Kualitas guru- guru indonesia yang begitu kurang memadai merupakan salah satu kendala yang seharusnya diselesaikan lebih dahulu. Kurikulum pendidikan pun sering berganti menyesuaikan Menteri- Menteri Pendidikan yang sedang menjabat, ganti menteri ganti pula kurikulumnya. Sebetulnya mungkin bukan kurikulumnya yang terus selalu diganti, karena sarana pengajarpun banyak yang masih kurang memadai. Metode- metode pembelajaran yang butuh dioptimalkan, upgrade metode pembelajaran dirasa lebih perlu daripada harus mengganti kurikulum setiap periodenya.

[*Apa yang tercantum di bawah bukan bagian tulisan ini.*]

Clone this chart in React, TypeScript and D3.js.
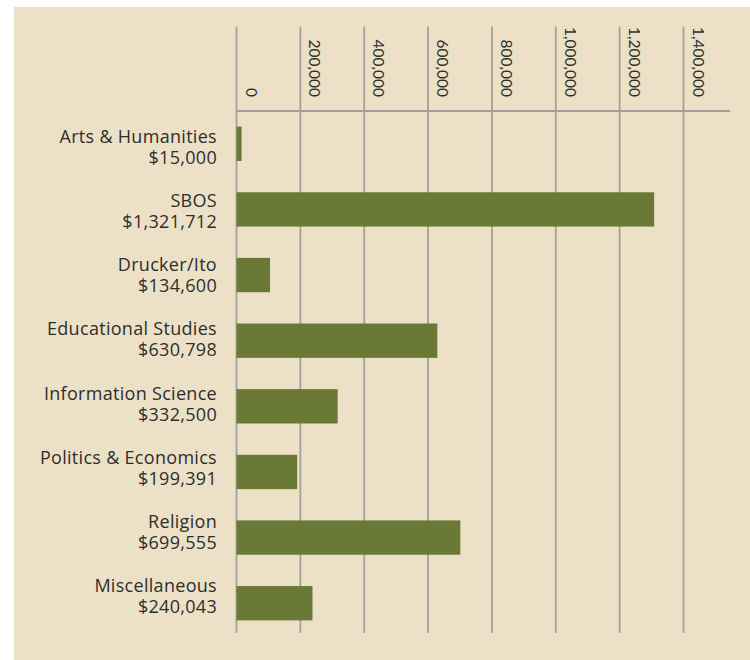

Belum lagi perubahan kurikulum pendidikan akan membutuhkan banyak waktu, tenaga dan uang untuk bisa terealisasi. Lihat saja kurikulum yang pernah terjadi di Indonesia, Kurikulum 2013 atau K-13. Kurikulum tersebut hanya menjadi kenangan karena beberapa sekolah tak lagi menggunakannya. Lihat berapa juta rupiah yang telah dihabiskan untuk mengadakan kurikulum baru tersebut, meliputi buku- buku penunjang sekolah, pelatihan guru- guru supa mengerti tentang kurikulum baru tersebut, sosialisasi ke berbagai sekolah di berbagai daerah yang tidak memakan uang sangat sedikit. Sungguh mahalnya biaya sekolah yang harusdikeluarkan jika anggaran negara dihambur- hamburkan hanya demi kurikulum baru. Akankan anggaran terebut terus lenyap tak bersisa tanpa hasil seperti it uterus menerus? Akankan kita terus berhijrah kurikulum di setiap periodesasi Menteri Pendidikan?